- WRITTEN EXERCISE:
Tell how many lines carry the word "matplotlib"; the reply is the number and nothing else.

- ENTRIES:
◇ ◇ ◇

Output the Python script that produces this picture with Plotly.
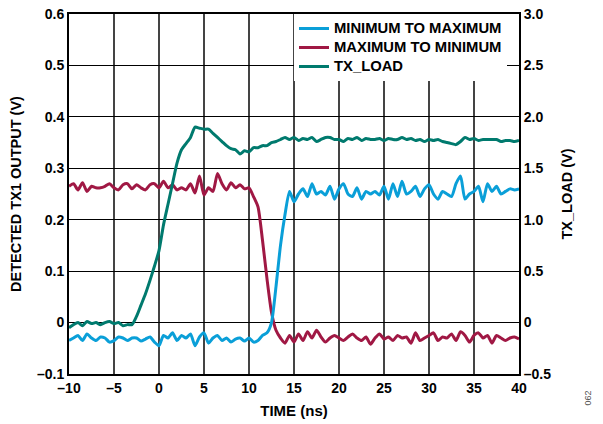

◇ ◇ ◇

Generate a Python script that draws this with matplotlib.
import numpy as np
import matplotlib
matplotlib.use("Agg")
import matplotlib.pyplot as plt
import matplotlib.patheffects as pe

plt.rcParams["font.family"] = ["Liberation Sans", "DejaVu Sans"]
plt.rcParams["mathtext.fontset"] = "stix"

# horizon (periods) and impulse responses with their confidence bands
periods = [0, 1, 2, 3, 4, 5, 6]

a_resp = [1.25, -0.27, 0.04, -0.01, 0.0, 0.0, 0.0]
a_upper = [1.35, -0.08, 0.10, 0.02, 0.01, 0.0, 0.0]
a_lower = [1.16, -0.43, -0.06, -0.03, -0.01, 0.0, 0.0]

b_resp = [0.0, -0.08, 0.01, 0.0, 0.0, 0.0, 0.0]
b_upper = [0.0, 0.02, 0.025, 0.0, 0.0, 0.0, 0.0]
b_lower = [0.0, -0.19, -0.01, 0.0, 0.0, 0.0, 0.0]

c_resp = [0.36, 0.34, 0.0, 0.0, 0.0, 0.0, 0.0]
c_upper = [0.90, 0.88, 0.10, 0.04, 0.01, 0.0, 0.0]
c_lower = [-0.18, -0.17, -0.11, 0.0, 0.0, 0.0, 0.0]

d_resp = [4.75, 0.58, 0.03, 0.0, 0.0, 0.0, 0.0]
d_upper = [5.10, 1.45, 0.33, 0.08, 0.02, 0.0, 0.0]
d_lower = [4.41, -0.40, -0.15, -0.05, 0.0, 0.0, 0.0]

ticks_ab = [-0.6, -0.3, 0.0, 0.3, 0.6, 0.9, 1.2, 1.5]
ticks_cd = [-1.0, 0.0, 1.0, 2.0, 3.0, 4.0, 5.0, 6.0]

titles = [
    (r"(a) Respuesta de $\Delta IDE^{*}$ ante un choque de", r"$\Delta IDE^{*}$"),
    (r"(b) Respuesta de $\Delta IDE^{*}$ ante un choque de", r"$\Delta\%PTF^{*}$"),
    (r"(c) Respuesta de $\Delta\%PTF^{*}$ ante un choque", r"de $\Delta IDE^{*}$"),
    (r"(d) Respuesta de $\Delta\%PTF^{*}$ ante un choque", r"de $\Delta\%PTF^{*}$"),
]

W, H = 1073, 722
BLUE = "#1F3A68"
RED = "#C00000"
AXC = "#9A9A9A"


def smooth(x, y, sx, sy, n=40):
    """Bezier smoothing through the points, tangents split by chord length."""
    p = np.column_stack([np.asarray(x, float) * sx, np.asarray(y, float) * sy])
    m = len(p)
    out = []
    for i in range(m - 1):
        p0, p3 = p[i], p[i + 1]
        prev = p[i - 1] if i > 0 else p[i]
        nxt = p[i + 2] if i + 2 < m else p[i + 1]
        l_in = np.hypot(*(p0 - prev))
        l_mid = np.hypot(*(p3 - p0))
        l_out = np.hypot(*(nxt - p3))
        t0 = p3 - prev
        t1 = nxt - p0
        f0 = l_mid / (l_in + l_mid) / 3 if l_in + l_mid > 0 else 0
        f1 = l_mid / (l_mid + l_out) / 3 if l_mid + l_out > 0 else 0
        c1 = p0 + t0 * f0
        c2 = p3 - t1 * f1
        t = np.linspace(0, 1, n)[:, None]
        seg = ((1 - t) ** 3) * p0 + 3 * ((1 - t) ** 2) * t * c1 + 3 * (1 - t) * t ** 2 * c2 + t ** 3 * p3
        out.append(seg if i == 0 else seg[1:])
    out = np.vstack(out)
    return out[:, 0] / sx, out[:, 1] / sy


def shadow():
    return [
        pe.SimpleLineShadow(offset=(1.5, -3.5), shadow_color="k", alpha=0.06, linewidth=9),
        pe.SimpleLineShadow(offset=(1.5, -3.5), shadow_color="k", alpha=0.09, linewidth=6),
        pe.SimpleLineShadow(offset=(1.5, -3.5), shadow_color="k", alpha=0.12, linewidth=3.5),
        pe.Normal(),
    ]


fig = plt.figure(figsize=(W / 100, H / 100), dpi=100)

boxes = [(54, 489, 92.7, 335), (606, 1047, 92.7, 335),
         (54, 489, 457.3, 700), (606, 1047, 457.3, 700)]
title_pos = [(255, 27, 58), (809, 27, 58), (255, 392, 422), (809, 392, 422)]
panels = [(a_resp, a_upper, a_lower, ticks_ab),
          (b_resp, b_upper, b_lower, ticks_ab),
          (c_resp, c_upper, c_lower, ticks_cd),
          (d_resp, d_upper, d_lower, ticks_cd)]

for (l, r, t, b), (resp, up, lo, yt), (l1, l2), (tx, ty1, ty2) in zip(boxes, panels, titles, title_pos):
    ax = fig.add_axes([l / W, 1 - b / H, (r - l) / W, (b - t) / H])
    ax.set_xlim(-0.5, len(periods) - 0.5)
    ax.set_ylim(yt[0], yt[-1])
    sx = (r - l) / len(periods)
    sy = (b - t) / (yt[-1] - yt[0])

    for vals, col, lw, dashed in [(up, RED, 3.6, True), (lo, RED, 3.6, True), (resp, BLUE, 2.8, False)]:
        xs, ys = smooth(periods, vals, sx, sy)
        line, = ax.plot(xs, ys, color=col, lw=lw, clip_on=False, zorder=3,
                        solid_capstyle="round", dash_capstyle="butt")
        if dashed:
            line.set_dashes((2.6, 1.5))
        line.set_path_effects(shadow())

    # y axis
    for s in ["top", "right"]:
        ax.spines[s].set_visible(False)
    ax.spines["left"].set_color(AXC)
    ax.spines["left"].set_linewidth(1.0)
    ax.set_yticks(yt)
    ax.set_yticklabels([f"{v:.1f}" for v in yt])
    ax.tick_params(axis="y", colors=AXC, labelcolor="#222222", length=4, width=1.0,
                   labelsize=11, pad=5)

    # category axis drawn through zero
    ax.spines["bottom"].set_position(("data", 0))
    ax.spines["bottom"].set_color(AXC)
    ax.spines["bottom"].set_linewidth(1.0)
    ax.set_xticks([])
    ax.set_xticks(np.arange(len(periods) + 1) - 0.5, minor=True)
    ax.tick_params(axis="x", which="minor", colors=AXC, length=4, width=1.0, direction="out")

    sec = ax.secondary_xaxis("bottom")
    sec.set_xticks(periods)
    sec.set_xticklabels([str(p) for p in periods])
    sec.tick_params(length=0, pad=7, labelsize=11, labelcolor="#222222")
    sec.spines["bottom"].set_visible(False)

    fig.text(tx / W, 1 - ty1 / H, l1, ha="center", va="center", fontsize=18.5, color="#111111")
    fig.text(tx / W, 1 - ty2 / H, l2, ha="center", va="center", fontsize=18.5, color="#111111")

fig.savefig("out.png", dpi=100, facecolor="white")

◇ ◇ ◇

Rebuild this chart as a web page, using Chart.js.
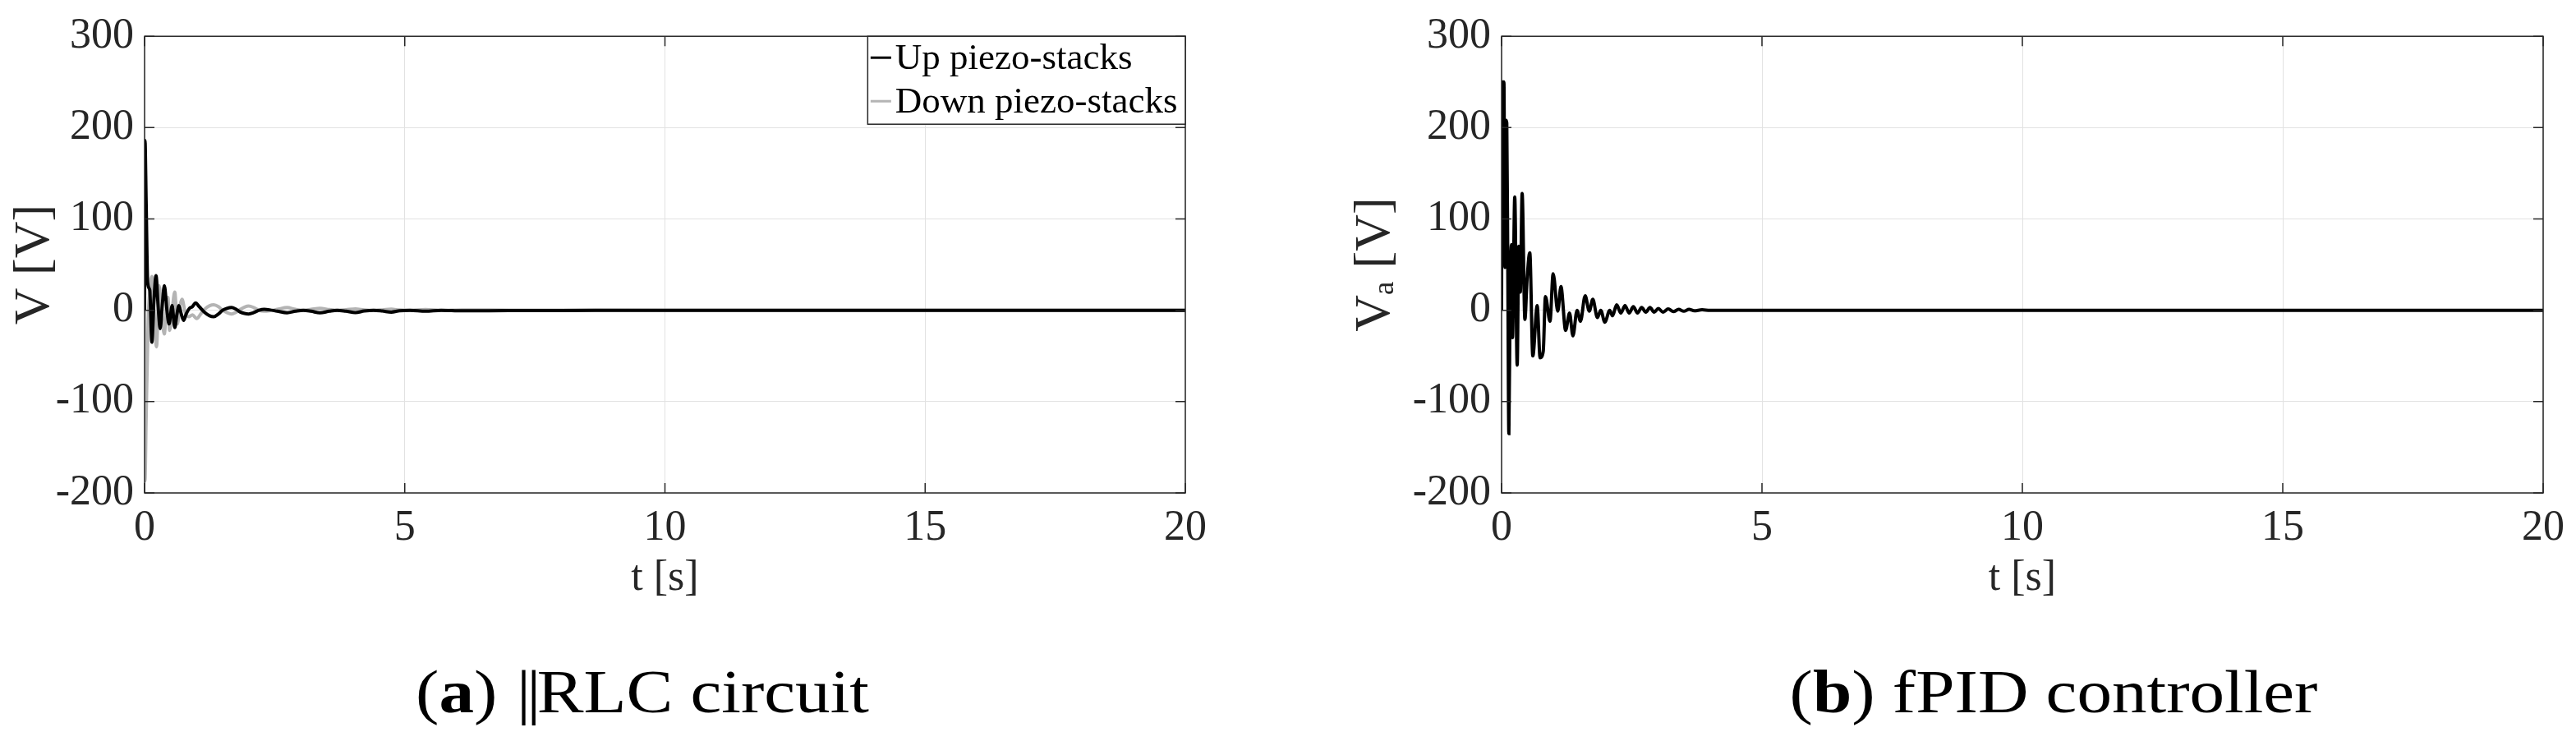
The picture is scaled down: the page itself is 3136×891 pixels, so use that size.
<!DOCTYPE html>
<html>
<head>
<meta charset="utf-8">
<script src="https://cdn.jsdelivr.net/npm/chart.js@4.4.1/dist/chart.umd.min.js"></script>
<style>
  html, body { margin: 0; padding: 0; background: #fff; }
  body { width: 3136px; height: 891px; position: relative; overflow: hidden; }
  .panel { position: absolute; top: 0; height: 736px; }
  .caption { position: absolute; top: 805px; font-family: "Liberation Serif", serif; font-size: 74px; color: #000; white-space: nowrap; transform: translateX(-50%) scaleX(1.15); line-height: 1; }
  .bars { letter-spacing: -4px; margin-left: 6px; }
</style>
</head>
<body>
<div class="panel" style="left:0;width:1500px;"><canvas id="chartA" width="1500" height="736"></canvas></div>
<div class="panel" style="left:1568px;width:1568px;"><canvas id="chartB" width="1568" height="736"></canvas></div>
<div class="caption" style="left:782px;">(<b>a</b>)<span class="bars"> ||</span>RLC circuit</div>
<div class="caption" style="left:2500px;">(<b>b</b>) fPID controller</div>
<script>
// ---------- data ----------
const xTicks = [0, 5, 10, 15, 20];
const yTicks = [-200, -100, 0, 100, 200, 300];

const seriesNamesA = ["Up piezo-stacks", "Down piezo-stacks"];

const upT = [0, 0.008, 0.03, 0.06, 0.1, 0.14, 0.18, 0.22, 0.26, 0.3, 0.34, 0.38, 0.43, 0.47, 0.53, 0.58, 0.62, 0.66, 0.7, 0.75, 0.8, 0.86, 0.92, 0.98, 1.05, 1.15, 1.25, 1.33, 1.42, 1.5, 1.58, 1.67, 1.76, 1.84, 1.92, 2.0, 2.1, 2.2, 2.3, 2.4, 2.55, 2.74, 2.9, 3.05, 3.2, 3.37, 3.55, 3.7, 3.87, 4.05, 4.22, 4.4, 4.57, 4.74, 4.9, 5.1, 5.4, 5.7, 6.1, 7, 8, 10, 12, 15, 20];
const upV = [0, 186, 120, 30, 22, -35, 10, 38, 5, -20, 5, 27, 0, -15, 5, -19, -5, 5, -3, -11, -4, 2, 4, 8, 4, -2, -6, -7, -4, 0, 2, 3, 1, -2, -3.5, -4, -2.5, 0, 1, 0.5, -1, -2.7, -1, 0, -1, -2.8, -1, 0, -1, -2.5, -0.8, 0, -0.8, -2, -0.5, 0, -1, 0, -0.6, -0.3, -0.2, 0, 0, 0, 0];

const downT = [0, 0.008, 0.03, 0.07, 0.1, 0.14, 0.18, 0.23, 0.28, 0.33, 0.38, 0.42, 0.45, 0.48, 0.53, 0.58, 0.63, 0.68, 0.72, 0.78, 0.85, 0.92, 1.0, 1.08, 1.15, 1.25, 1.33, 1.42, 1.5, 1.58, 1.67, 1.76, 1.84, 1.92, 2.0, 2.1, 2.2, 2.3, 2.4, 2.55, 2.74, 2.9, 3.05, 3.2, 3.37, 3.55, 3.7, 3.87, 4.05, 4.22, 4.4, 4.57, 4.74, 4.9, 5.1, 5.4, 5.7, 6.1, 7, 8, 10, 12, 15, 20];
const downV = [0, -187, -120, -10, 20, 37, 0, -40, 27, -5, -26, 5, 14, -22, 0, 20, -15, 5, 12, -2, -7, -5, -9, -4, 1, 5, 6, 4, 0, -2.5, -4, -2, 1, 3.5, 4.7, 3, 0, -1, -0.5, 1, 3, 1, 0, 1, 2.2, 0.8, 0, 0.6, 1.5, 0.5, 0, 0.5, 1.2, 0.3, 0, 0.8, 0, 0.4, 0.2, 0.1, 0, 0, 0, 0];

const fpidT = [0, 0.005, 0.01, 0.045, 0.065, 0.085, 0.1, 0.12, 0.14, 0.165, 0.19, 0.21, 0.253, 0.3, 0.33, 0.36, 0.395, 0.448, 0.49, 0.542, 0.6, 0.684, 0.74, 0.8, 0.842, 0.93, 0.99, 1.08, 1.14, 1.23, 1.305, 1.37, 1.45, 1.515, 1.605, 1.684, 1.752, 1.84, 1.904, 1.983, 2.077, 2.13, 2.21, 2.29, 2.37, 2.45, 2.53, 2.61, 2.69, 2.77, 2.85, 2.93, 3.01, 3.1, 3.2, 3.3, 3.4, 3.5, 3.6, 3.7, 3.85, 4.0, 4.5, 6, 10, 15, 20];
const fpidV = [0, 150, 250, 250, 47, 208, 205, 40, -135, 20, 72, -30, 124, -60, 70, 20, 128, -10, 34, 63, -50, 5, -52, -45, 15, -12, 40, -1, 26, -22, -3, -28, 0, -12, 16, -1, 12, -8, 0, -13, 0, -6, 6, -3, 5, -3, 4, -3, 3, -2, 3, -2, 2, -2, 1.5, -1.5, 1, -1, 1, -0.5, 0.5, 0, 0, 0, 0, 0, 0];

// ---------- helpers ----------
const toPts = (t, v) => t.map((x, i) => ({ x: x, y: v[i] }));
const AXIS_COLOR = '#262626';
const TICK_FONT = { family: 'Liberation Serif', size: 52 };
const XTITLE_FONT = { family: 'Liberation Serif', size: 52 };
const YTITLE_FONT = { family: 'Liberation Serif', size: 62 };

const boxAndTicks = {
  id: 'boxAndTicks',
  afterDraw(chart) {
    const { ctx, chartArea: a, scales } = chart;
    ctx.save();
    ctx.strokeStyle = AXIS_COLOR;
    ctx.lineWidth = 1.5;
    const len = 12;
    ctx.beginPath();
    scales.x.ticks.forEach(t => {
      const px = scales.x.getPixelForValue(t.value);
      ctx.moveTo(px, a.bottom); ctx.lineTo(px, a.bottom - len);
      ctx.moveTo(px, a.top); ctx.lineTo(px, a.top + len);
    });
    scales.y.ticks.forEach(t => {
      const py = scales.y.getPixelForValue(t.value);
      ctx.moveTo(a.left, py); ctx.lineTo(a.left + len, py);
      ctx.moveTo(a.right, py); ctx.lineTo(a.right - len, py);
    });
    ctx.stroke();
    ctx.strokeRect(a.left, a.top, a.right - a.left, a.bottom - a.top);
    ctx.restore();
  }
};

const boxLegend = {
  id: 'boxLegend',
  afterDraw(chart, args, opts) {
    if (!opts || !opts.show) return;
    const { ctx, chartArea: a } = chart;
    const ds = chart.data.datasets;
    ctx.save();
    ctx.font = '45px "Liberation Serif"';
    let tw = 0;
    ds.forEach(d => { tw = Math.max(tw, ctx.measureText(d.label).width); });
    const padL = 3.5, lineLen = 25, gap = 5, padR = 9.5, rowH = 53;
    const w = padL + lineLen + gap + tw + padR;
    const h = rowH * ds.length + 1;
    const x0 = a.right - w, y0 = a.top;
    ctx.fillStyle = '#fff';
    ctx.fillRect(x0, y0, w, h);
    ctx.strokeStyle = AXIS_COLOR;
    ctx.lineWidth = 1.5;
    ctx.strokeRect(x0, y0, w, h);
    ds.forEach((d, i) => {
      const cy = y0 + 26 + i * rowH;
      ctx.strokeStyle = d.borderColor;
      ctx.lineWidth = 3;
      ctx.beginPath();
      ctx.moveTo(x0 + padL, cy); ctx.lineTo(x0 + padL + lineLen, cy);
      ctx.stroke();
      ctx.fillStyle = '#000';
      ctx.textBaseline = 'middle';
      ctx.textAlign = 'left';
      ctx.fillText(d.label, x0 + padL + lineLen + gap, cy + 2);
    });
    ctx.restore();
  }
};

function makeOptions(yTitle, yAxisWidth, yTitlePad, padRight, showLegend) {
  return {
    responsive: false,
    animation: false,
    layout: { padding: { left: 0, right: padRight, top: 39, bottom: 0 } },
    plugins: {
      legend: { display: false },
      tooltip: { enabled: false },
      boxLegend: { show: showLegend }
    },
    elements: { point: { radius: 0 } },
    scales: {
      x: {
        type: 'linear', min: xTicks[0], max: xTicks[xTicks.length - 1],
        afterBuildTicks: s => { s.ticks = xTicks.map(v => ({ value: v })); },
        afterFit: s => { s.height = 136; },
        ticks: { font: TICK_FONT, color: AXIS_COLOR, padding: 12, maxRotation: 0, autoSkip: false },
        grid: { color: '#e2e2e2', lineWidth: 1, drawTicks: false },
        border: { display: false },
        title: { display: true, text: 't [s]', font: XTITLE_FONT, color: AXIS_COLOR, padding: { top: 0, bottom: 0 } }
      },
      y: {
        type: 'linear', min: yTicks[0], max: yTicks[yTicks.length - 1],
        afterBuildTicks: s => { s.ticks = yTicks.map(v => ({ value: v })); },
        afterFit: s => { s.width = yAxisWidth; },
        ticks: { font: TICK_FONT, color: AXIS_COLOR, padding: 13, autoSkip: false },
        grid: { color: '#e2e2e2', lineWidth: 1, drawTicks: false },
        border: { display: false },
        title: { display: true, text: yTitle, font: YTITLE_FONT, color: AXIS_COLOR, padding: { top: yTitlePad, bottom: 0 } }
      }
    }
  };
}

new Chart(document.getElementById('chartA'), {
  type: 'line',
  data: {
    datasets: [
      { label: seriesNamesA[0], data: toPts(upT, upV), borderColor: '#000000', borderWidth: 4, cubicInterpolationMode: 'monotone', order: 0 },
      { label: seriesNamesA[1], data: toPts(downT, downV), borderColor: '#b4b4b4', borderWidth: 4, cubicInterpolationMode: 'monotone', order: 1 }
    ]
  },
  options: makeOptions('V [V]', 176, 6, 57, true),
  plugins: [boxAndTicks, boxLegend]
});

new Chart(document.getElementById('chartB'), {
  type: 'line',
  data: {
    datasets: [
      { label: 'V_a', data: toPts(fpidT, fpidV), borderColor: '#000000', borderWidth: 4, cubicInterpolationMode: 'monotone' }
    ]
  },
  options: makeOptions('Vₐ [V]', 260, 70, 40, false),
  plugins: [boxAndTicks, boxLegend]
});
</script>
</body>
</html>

◇ ◇ ◇

- ANSWER FOR THIS EXERCISE:
5